March 22, 2023

Foundations for prayer . . .

 

I enjoy our hockey team and want them to win. I love family and friends and want them to be well and do well. I pray for our messy world and want peace on earth. At the same time, Jesus tells me to pray: “Your kingdom come, your will be done, on earth as it is in heaven.” (Matthew 6:10)

What is the will of God for this world, for friends who are ill or in trouble? Who does God want to win the game or take the prize? I’ve learned that there is one safe prayer, safe in the sense that I’m not praying against the will of God. While watching any sport, I pray that whoever gives the most glory to God will win the game. When praying for those who are sick, I pray that God will have His way in their life, whether to use their struggle to edify them, or restore them to health, or to take them home. As for this messy world, reading Revelation gives clues to what will happen eventually. It is safe to pray that Jesus will bring everything in subjection to God the Father, knowing that even now the mess is under His control.

Christians know the power of prayer. It may happen in the crowded parking lot when we pray for a space and someone pulls out right in front of us. It may happen when we ask to find a camel-colored coat even when they are not ‘in’ right now and there it is, the first thing we see in the store. It may happen when a friend is told her hubby is dying and prepares for a funeral and is amazed when everyone prays and God restores him. It may happen when we pray for Jesus to be glorified in a faraway country and soon the news comes of a revival in that place.

Is anyone among you suffering? Let him pray. Is anyone cheerful? Let him sing praise. Is anyone among you sick? Let him call for the elders of the church, and let them pray over him, anointing him with oil in the name of the Lord. And the prayer of faith will save the one who is sick, and the Lord will raise him up. And if he has committed sins, he will be forgiven. Therefore, confess your sins to one another and pray for one another, that you may be healed. The prayer of a righteous person has great power as it is working. Elijah was a man with a nature like ours, and he prayed fervently that it might not rain, and for three years and six months it did not rain on the earth. Then he prayed again, and heaven gave rain, and the earth bore its fruit. (James 5:13–18)

These verses reminds me not to wallow in suffering or use it to get attention.

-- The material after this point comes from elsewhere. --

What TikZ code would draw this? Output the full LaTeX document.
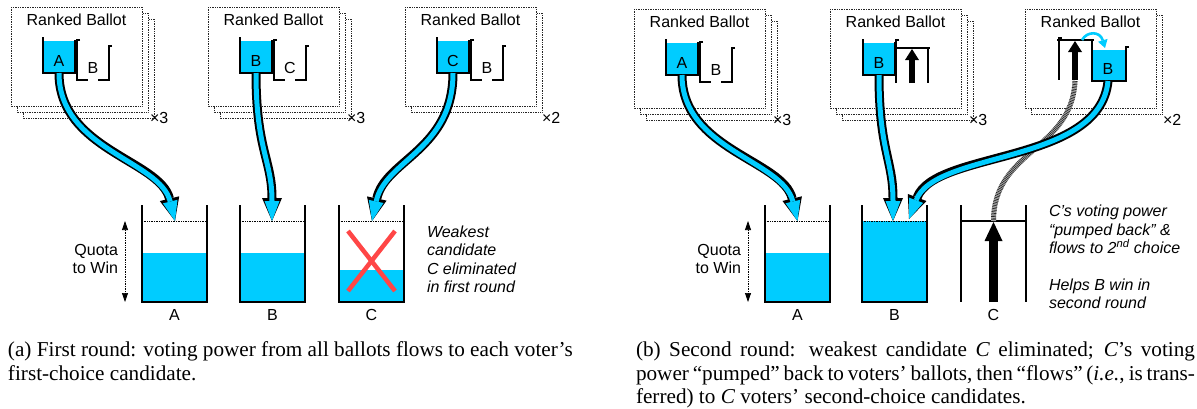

I must pray, just as I must praise God when I’m joyful. If I’m sick, call for prayer. Trust God and keep short accounts with Him and with others. I’ve often prayed when feeling a bit ill, “God, if I need this, then I accept it, but if not, please take whatever it is off me.” God can use sickness, but if that isn’t His plan, He can remove it — and He does.

I’m to pray that way for others too. Sickness so easily turns our attention to ‘poor me’ and that is not the will of God, so I pray for Him to use it or get rid of it.

Elijah was just like us. He trusted God, but not always. He ran into the wilderness when threatened by a woman, but God sent ravens to feed him. He prayed that it would not rain — and then that it would. His prayers changed the weather.

Lord God, I can remember times of praying ‘big’ things and You did what I asked, as if You put Your will in my heart and goaded me to pray so I could see that I was with You in Your plans. Prayer is a mystery, yet however it works, those thoughts of remarkable things, or small, impossible or even ridiculous (remember, I once prayed for a piece of scrimshaw and You gave me two) must make it into my prayers. I don’t always know Your will, but heaven forbid that I pray my own will be done. That just causes trouble:

What causes quarrels and what causes fights among you? Is it not this, that your passions are at war within you? You desire and do not have, so you murder. You covet and cannot obtain, so you fight and quarrel. You do not have, because you do not ask. You ask and do not receive, because you ask wrongly, to spend it on your passions. (James 4:1–3)

Help me to always pray with faith, trusting You and Your will, knowing that above any desires I might have. You always make the best decisions.

STUDY the principles Jesus teaches in Luke 18:1–8. What should be my foundation for persistence in prayer?